Give the data below again, word for word.
═════ Dataset extract
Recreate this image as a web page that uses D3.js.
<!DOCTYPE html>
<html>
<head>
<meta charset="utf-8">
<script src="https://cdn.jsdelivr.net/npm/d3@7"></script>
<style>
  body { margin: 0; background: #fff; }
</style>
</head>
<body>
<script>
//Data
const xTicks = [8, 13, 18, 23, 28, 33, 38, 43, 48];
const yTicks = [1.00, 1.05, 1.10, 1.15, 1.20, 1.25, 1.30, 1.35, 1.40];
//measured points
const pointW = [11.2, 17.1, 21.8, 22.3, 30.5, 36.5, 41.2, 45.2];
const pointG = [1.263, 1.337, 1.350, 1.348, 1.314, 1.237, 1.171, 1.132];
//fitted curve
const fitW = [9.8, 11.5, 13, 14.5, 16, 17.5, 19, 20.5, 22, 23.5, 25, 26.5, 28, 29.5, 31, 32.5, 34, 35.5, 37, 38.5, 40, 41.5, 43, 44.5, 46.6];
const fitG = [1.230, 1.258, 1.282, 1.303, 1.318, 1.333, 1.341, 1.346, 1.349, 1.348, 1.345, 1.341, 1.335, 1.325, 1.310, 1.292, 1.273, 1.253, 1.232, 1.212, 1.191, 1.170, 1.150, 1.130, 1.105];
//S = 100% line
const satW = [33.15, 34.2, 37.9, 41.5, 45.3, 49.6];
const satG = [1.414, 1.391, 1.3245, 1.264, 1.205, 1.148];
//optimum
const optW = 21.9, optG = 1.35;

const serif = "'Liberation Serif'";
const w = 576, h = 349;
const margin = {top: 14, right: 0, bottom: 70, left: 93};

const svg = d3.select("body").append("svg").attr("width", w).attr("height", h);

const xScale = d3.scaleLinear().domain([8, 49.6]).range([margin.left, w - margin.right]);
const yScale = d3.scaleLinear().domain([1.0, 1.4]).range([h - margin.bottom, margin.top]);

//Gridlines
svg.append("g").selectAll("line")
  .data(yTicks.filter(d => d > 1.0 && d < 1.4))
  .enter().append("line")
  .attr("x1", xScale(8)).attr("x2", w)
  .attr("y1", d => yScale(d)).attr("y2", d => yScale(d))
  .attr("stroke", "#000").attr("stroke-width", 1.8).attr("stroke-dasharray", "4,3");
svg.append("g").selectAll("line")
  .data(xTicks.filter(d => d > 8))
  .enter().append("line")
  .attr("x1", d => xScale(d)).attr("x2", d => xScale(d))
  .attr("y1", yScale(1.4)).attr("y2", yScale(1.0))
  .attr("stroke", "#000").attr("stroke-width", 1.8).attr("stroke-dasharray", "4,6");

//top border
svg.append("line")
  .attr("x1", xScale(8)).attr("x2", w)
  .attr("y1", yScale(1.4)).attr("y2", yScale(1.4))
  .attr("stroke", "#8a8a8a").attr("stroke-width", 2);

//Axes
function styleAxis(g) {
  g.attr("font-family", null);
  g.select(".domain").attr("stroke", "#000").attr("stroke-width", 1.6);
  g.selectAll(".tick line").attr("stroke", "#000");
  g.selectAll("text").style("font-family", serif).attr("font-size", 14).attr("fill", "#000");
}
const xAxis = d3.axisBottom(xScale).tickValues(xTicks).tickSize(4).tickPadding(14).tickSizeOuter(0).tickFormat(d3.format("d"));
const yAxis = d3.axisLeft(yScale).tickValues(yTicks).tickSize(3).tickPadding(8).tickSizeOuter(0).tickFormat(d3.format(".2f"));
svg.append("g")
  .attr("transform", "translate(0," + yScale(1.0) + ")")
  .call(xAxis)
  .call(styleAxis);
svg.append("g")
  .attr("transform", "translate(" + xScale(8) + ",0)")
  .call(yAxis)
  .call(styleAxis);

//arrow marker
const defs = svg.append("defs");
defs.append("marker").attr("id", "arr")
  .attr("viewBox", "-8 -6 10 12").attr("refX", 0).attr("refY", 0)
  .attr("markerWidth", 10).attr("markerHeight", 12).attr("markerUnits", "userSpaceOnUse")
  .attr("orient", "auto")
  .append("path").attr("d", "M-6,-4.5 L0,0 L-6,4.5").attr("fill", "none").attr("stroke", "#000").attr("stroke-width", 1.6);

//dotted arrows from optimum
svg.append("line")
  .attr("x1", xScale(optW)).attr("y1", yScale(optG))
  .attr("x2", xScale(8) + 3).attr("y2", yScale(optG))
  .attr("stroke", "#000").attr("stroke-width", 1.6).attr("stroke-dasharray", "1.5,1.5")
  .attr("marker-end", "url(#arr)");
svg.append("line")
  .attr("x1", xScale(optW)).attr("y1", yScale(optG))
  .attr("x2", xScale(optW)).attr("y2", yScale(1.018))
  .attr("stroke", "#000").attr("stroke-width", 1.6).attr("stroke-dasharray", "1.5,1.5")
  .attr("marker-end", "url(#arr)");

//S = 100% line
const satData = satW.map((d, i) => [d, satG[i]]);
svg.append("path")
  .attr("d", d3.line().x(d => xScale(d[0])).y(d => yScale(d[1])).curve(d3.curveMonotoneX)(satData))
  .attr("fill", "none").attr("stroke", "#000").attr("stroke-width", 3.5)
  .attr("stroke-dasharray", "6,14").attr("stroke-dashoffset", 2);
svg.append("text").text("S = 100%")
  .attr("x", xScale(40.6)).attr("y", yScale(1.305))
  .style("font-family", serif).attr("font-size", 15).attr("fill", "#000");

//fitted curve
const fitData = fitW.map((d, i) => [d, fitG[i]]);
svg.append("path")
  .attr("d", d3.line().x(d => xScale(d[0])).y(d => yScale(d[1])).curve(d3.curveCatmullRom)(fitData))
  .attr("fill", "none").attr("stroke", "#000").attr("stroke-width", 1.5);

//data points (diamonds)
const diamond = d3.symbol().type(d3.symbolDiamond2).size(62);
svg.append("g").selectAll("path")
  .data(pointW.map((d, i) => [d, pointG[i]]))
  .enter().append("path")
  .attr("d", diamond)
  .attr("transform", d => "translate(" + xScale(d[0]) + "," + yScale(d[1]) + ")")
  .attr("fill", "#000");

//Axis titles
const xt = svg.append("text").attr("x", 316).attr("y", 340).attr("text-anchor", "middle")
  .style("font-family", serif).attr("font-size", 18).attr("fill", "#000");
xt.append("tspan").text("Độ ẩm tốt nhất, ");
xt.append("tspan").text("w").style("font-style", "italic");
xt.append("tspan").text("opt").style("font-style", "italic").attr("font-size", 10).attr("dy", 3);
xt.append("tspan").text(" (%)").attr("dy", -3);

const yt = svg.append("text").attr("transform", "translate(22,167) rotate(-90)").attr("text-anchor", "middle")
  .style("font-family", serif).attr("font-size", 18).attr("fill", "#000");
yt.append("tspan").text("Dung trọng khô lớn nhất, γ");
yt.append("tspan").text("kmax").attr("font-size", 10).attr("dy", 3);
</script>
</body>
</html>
══════════
-- Expected output --
Recreate this image as a web page that uses D3.js.
<!DOCTYPE html>
<html>
<head>
<meta charset="utf-8">
<script src="https://cdn.jsdelivr.net/npm/d3@7"></script>
<style>
  body { margin: 0; background: #fff; }
</style>
</head>
<body>
<script>
//Data
const xTicks = [8, 13, 18, 23, 28, 33, 38, 43, 48];
const yTicks = [1.00, 1.05, 1.10, 1.15, 1.20, 1.25, 1.30, 1.35, 1.40];
//measured points
const pointW = [11.2, 17.1, 21.8, 22.3, 30.5, 36.5, 41.2, 45.2];
const pointG = [1.263, 1.337, 1.350, 1.348, 1.314, 1.237, 1.171, 1.132];
//fitted curve
const fitW = [9.8, 11.5, 13, 14.5, 16, 17.5, 19, 20.5, 22, 23.5, 25, 26.5, 28, 29.5, 31, 32.5, 34, 35.5, 37, 38.5, 40, 41.5, 43, 44.5, 46.6];
const fitG = [1.230, 1.258, 1.282, 1.303, 1.318, 1.333, 1.341, 1.346, 1.349, 1.348, 1.345, 1.341, 1.335, 1.325, 1.310, 1.292, 1.273, 1.253, 1.232, 1.212, 1.191, 1.170, 1.150, 1.130, 1.105];
//S = 100% line
const satW = [33.15, 34.2, 37.9, 41.5, 45.3, 49.6];
const satG = [1.414, 1.391, 1.3245, 1.264, 1.205, 1.148];
//optimum
const optW = 21.9, optG = 1.35;

const serif = "'Liberation Serif'";
const w = 576, h = 349;
const margin = {top: 14, right: 0, bottom: 70, left: 93};

const svg = d3.select("body").append("svg").attr("width", w).attr("height", h);

const xScale = d3.scaleLinear().domain([8, 49.6]).range([margin.left, w - margin.right]);
const yScale = d3.scaleLinear().domain([1.0, 1.4]).range([h - margin.bottom, margin.top]);

//Gridlines
svg.append("g").selectAll("line")
  .data(yTicks.filter(d => d > 1.0 && d < 1.4))
  .enter().append("line")
  .attr("x1", xScale(8)).attr("x2", w)
  .attr("y1", d => yScale(d)).attr("y2", d => yScale(d))
  .attr("stroke", "#000").attr("stroke-width", 1.8).attr("stroke-dasharray", "4,3");
svg.append("g").selectAll("line")
  .data(xTicks.filter(d => d > 8))
  .enter().append("line")
  .attr("x1", d => xScale(d)).attr("x2", d => xScale(d))
  .attr("y1", yScale(1.4)).attr("y2", yScale(1.0))
  .attr("stroke", "#000").attr("stroke-width", 1.8).attr("stroke-dasharray", "4,6");

//top border
svg.append("line")
  .attr("x1", xScale(8)).attr("x2", w)
  .attr("y1", yScale(1.4)).attr("y2", yScale(1.4))
  .attr("stroke", "#8a8a8a").attr("stroke-width", 2);

//Axes
function styleAxis(g) {
  g.attr("font-family", null);
  g.select(".domain").attr("stroke", "#000").attr("stroke-width", 1.6);
  g.selectAll(".tick line").attr("stroke", "#000");
  g.selectAll("text").style("font-family", serif).attr("font-size", 14).attr("fill", "#000");
}
const xAxis = d3.axisBottom(xScale).tickValues(xTicks).tickSize(4).tickPadding(14).tickSizeOuter(0).tickFormat(d3.format("d"));
const yAxis = d3.axisLeft(yScale).tickValues(yTicks).tickSize(3).tickPadding(8).tickSizeOuter(0).tickFormat(d3.format(".2f"));
svg.append("g")
  .attr("transform", "translate(0," + yScale(1.0) + ")")
  .call(xAxis)
  .call(styleAxis);
svg.append("g")
  .attr("transform", "translate(" + xScale(8) + ",0)")
  .call(yAxis)
  .call(styleAxis);

//arrow marker
const defs = svg.append("defs");
defs.append("marker").attr("id", "arr")
  .attr("viewBox", "-8 -6 10 12").attr("refX", 0).attr("refY", 0)
  .attr("markerWidth", 10).attr("markerHeight", 12).attr("markerUnits", "userSpaceOnUse")
  .attr("orient", "auto")
  .append("path").attr("d", "M-6,-4.5 L0,0 L-6,4.5").attr("fill", "none").attr("stroke", "#000").attr("stroke-width", 1.6);

//dotted arrows from optimum
svg.append("line")
  .attr("x1", xScale(optW)).attr("y1", yScale(optG))
  .attr("x2", xScale(8) + 3).attr("y2", yScale(optG))
  .attr("stroke", "#000").attr("stroke-width", 1.6).attr("stroke-dasharray", "1.5,1.5")
  .attr("marker-end", "url(#arr)");
svg.append("line")
  .attr("x1", xScale(optW)).attr("y1", yScale(optG))
  .attr("x2", xScale(optW)).attr("y2", yScale(1.018))
  .attr("stroke", "#000").attr("stroke-width", 1.6).attr("stroke-dasharray", "1.5,1.5")
  .attr("marker-end", "url(#arr)");

//S = 100% line
const satData = satW.map((d, i) => [d, satG[i]]);
svg.append("path")
  .attr("d", d3.line().x(d => xScale(d[0])).y(d => yScale(d[1])).curve(d3.curveMonotoneX)(satData))
  .attr("fill", "none").attr("stroke", "#000").attr("stroke-width", 3.5)
  .attr("stroke-dasharray", "6,14").attr("stroke-dashoffset", 2);
svg.append("text").text("S = 100%")
  .attr("x", xScale(40.6)).attr("y", yScale(1.305))
  .style("font-family", serif).attr("font-size", 15).attr("fill", "#000");

//fitted curve
const fitData = fitW.map((d, i) => [d, fitG[i]]);
svg.append("path")
  .attr("d", d3.line().x(d => xScale(d[0])).y(d => yScale(d[1])).curve(d3.curveCatmullRom)(fitData))
  .attr("fill", "none").attr("stroke", "#000").attr("stroke-width", 1.5);

//data points (diamonds)
const diamond = d3.symbol().type(d3.symbolDiamond2).size(62);
svg.append("g").selectAll("path")
  .data(pointW.map((d, i) => [d, pointG[i]]))
  .enter().append("path")
  .attr("d", diamond)
  .attr("transform", d => "translate(" + xScale(d[0]) + "," + yScale(d[1]) + ")")
  .attr("fill", "#000");

//Axis titles
const xt = svg.append("text").attr("x", 316).attr("y", 340).attr("text-anchor", "middle")
  .style("font-family", serif).attr("font-size", 18).attr("fill", "#000");
xt.append("tspan").text("Độ ẩm tốt nhất, ");
xt.append("tspan").text("w").style("font-style", "italic");
xt.append("tspan").text("opt").style("font-style", "italic").attr("font-size", 10).attr("dy", 3);
xt.append("tspan").text(" (%)").attr("dy", -3);

const yt = svg.append("text").attr("transform", "translate(22,167) rotate(-90)").attr("text-anchor", "middle")
  .style("font-family", serif).attr("font-size", 18).attr("fill", "#000");
yt.append("tspan").text("Dung trọng khô lớn nhất, γ");
yt.append("tspan").text("kmax").attr("font-size", 10).attr("dy", 3);
</script>
</body>
</html>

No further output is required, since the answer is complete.